I suspect there may be a straightforwardly neurological
factor in all this. The human brain, so much larger compared to body weight
than the brains of most of our primate relatives, evolved because having a
larger brain provided some survival advantage to those hominins who had it, in
competition with those who didn’t. It’s probably a safe assumption that
processing information inputs from the natural world played a very large role
in these advantages, and this would imply, in turn, that the human brain is
primarily adapted for perceiving things in natural environments—not, say, for
building cities, creating technologies, and making the other common products of
civilization.
Thus some significant part of the brain has to be redirected
away from the things that it’s adapted to do, in order to make civilizations
possible. I’d like to propose that the simplified, rationalized, radically
information-poor environment of the city plays a crucial role in this.

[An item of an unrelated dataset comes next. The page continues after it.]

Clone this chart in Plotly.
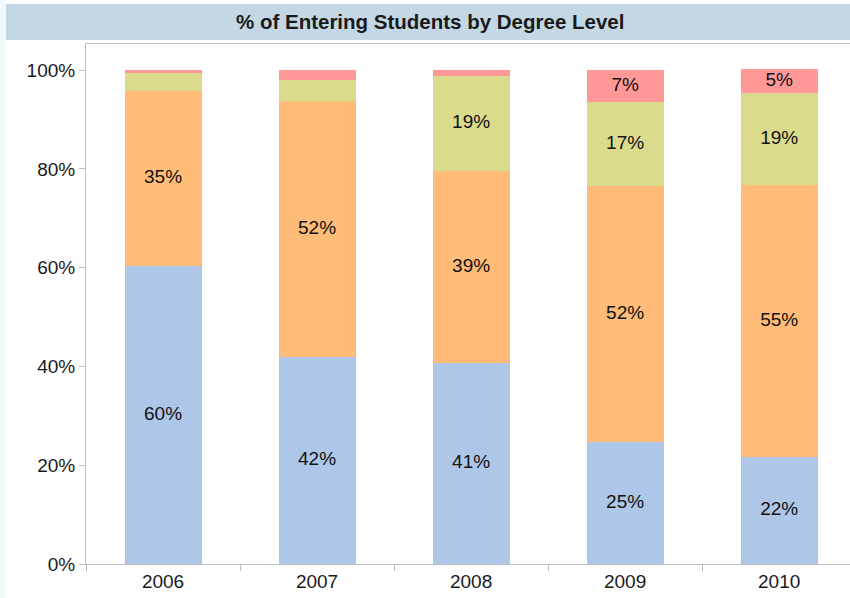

(Information-poor? Of course; the amount of information that comes cascading
through the five keen senses of an alert hunter-gatherer standing in an African
forest is vastly greater than what a city-dweller gets from the blank walls and
the monotonous sounds and scents of an urban environment.) Children raised in
an environment that lacks the constant cascade of information natural environments
provide, and taught to redirect their mental powers toward such other
activities as reading and mathematics, grow up with cognitive habits and, in
all probability, neurological arrangements focused toward the activities of
civilization and away from the things to which the human brain is adapted by
evolution.
One source of supporting evidence for this admittedly
speculative proposal is the worldwide insistence on the part of city-dwellers
that people who live in isolated rural communities, far outside the cultural
ambit of urban life, are just plain stupid. What that means in practice, of
course, is that people from isolated rural communities aren’t used to using
their brains for the particular purposes that city people value. These
allegedly “stupid” countryfolk are by and large extraordinarily adept at the
skills they need to survive and thrive in their own environments. They may be
able to listen to the wind and know exactly where on the far side of the hill a
deer waits to be shot for dinner, glance at a stream and tell which riffle the
trout have chosen for a hiding place, watch the clouds pile up and read from
them how many days they’ve got to get the hay in before the rains come and rot
it in the fields—all of which tasks require sophisticated information
processing, the kind of processing that human brains evolved doing.
Notice, though, how the urban environment relates to the
human habit of mental modeling. Everything in a city was a mental model before
it became a building, a street, an item of furniture, or what have you. Chairs
look like chairs, houses like houses, and so on; it’s so rare for humanmade
items to break out of the habitual models of our species and the particular
culture that built them that when this happens, it’s a source of endless
comment. Where a natural environment constantly challenges human conceptual
models, an urban environment reinforces them, producing a feedback loop that’s
probably responsible for most of the achievements of civilization.